An Excerpt from Jim Conrad's
Naturalist Newsletter

Bluestriped Grunt, HAEMULON SCIURUS

from the July 31, 2011 Newsletter issued from written at Mayan Beach Garden Inn 20 kms north of Mahahual, Quintana Roo, México
GRUNT IN THE GRASS

Some visitors and I on a beach walk came upon three young Mexican men fishing. They'd waded out about fifty feet to where the water was waist deep and were tossing their lines into spots where they thought there'd be fish. They used hooks, lines and sinkers, but no poles or rods and reels. With their right hands they'd toss lines wrapped around their left hands. As we approached, one man was coming ashore with a fighting fish on his line. You can see his 10-inch-long catch (25cm) lying in wave-deposited Turtlegrass above.

Back at Marcia's little visitor library, in Humann and DeLoach's Reef Fish Identification: Florida, Caribbean, Bahamas, it was easy to get the name of such a boldly patterned, brightly colored fish. It was the Bluestriped Grunt, HAEMULON SCIURUS. Several species are more or less this color and also bear slender, longitudinal stripes, but this one also has dark tail and rear dorsal fins.

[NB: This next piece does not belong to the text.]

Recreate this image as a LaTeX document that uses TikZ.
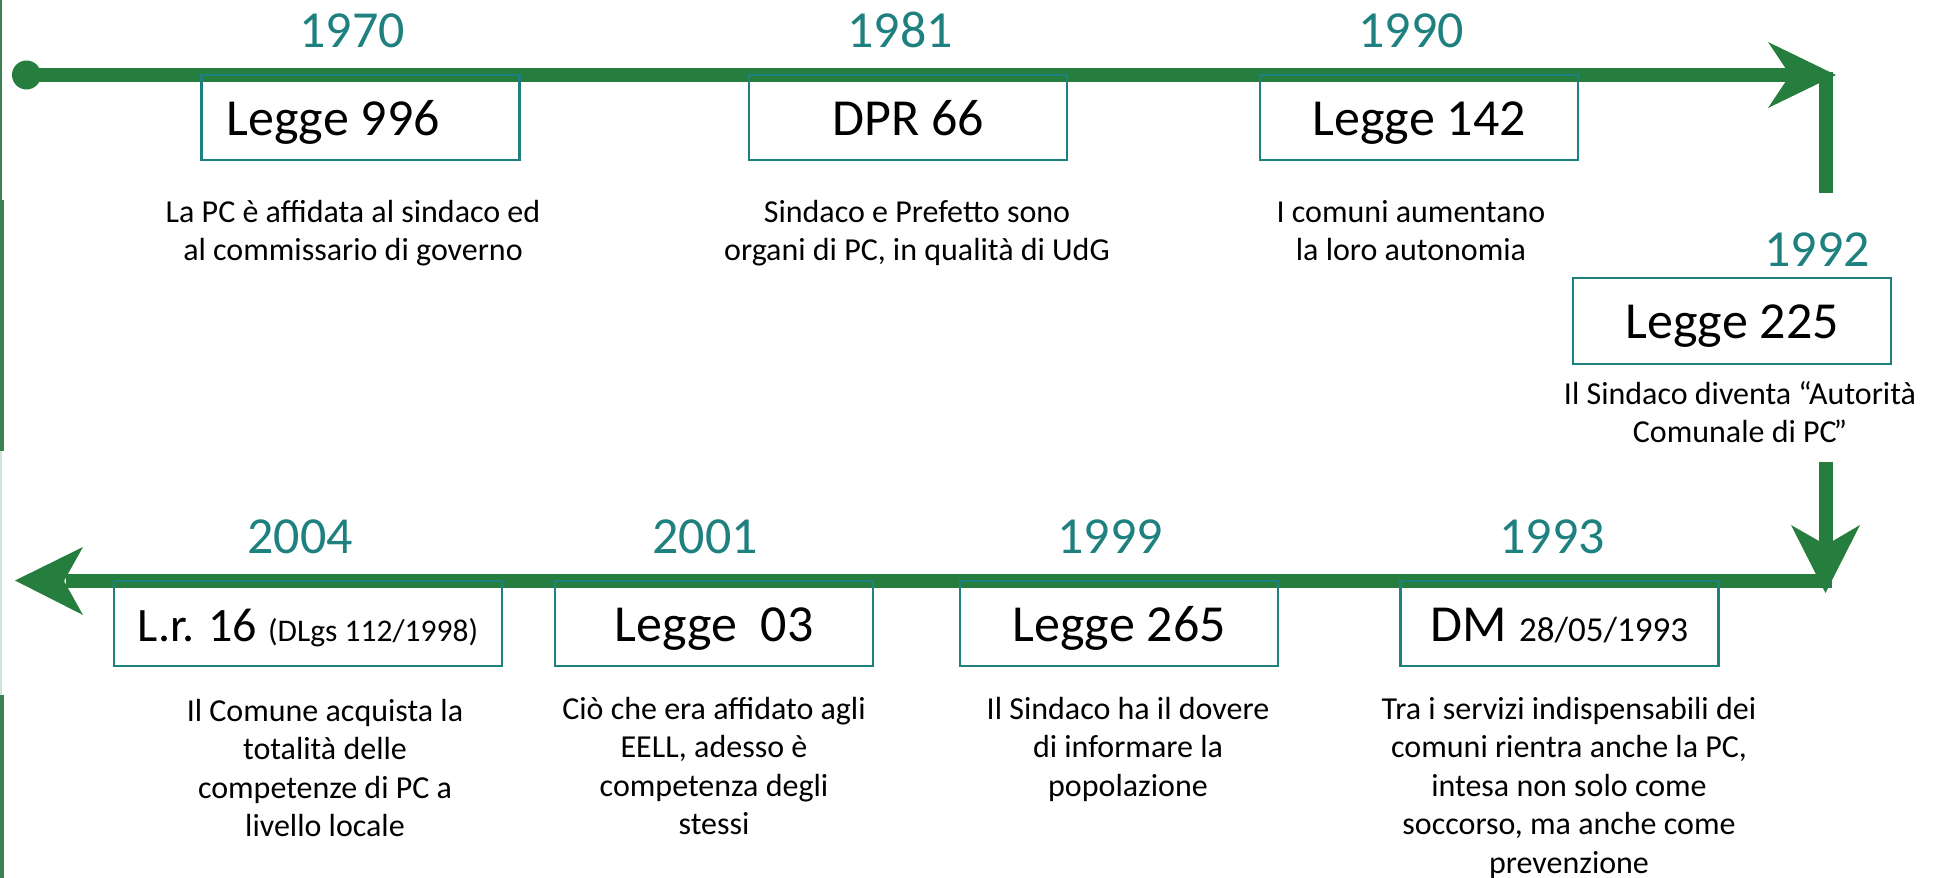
\documentclass[tikz,border=0pt]{standalone}
\usepackage{fontspec}
\setmainfont{Carlito}
\definecolor{lgreen}{HTML}{267E3E}
\definecolor{lteal}{HTML}{1F8080}
\definecolor{edgegreen}{HTML}{3C8150}
\definecolor{edgelight}{HTML}{CFE5D5}
\newcommand{\firstln}{\rule{0pt}{26pt}}
\begin{document}
\begin{tikzpicture}[x=1pt,y=-1pt,
  tline/.style={draw=lgreen, line width=13.5pt},
  ahead/.style={fill=lgreen},
  lawbox/.style={draw=lteal, line width=2.8pt, minimum width=318pt, minimum height=85pt,
    inner sep=0pt, text height=41pt, text depth=6pt, font=\fontsize{52}{62}\selectfont},
  yearlbl/.style={text=lteal, font=\fontsize{52}{62}\selectfont, anchor=base, inner sep=0pt},
  desc/.style={font=\fontsize{32}{38.5}\selectfont, align=center, anchor=north, inner sep=0pt}
]
\useasboundingbox (0,0) rectangle (1939,878);
% left edge strips
\fill[edgegreen] (0,0) rectangle (1.5,200);
\fill[edgegreen] (0,200) rectangle (4,451);
\fill[edgelight] (0,451) rectangle (2,695);
\fill[edgegreen] (0,695) rectangle (4,878);

% top timeline
\node[circle, fill=lgreen, minimum size=29pt, inner sep=0pt] (dot) at (26.5,75) {};
\coordinate (tend) at (1792,75);
\draw[tline] (dot.center) -- (tend);
\fill[ahead] (1836,75) -- (1768,42) -- (1790,75) -- (1768,108) -- cycle;
\coordinate (v1top) at (1826,72);
\coordinate (v1bot) at (1826,193);
\draw[tline, line width=14pt] (v1top) -- (v1bot);

% down arrow
\coordinate (v2top) at (1826,462);
\coordinate (v2end) at (1826,548);
\draw[tline, line width=14pt] (v2top) -- (v2end);
\fill[ahead] (1825.5,593) -- (1791,525) -- (1826,545) -- (1860,525) -- cycle;

% bottom timeline
\coordinate (brt) at (1832,581);
\coordinate (blt) at (66,581);
\draw[tline] (brt) -- (blt);
\fill[ahead] (15,580.5) -- (83,547) -- (64,581) -- (83,615) -- cycle;

% boxes
\node[lawbox] (b1970) at (360.5,117.5) {Legge 996\hspace*{55pt}};
\node[lawbox] (b1981) at (908,117.5) {DPR 66};
\node[lawbox] (b1990) at (1419,117.5) {Legge 142};
\node[lawbox, minimum height=86pt] (b1992) at (1732,321) {Legge 225};
\node[lawbox, minimum width=388pt] (b2004) at (308,623.5) {\fontsize{48}{56}\selectfont L.r. 16 {\fontsize{31.5}{38}\selectfont (DLgs 112/1998)}};
\node[lawbox] (b2001) at (714,623.5) {Legge\ \ 03};
\node[lawbox] (b1999) at (1119,623.5) {Legge 265};
\node[lawbox] (b1993) at (1559.5,623.5) {DM {\fontsize{35}{42}\selectfont 28/05/1993}};

% years
\node[yearlbl] (y1970) at (352,47) {1970};
\node[yearlbl] (y1981) at (900,47) {1981};
\node[yearlbl] (y1990) at (1411,47) {1990};
\node[yearlbl] (y1992) at (1817,266) {1992};
\node[yearlbl] (y2004) at (300,553) {2004};
\node[yearlbl] (y2001) at (705,553) {2001};
\node[yearlbl] (y1999) at (1110,553) {1999};
\node[yearlbl] (y1993) at (1552,553) {1993};

% descriptions
\node[desc] (d1970) at (353,196) {\firstln La PC è affidata al sindaco ed\\al commissario di governo};
\node[desc] (d1981) at (917,196) {\firstln Sindaco e Prefetto sono\\organi di PC, in qualità di UdG};
\node[desc] (d1990) at (1411,196) {\firstln I comuni aumentano\\la loro autonomia};
\node[desc] (d1992) at (1740,378) {\firstln Il Sindaco diventa “Autorità\\Comunale di PC\kern-3pt”};
\node[desc] (d2004) at (325,695) {\firstln Il Comune acquista la\\totalità delle\\competenze di PC a\\livello locale};
\node[desc] (d2001) at (714,693) {\firstln Ciò che era affidato agli\\EELL, adesso è\\competenza degli\\stessi};
\node[desc] (d1999) at (1128,693) {\firstln Il Sindaco ha il dovere\\di informare la\\popolazione};
\node[desc] (d1993) at (1569,693) {\firstln Tra i servizi indispensabili dei\\comuni rientra anche la PC,\\intesa non solo come\\soccorso, ma anche come\\prevenzione};
\end{tikzpicture}
\end{document}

The species is described as common in waters around Florida, the Bahamas, and throughout the Caribbean, and uncommon as far north as South Carolina. The book says that Bluestriped Grunts congregate in small to midsized schools near protective reefs, especially drop-offs, though ours was caught well away from the reef, among big beds of Turtlegrass. Elsewhere I read that grunts in general are especially common around reefs next to large expanses of grass beds and sand flats, which is exactly what we have here.

Why are grunts called grunts? It's because of the sound they produce when their teeth grind deep within their throats, amplified by their air bladder.

I always regret seeing fishermen lay their catches on dry land where the fish slowly die, as was the case with this fish. When I was a kid I was told that fish can't feel anything, but eventually I used my own brain to see that they are as sensitive to touch and pain as any other complex living organism, maybe more so than most. I don't like presenting the picture of a slowly dying fish, but maybe there's value in the picture reminding us what lovely creatures are out there, all the time, living their own beautiful lives.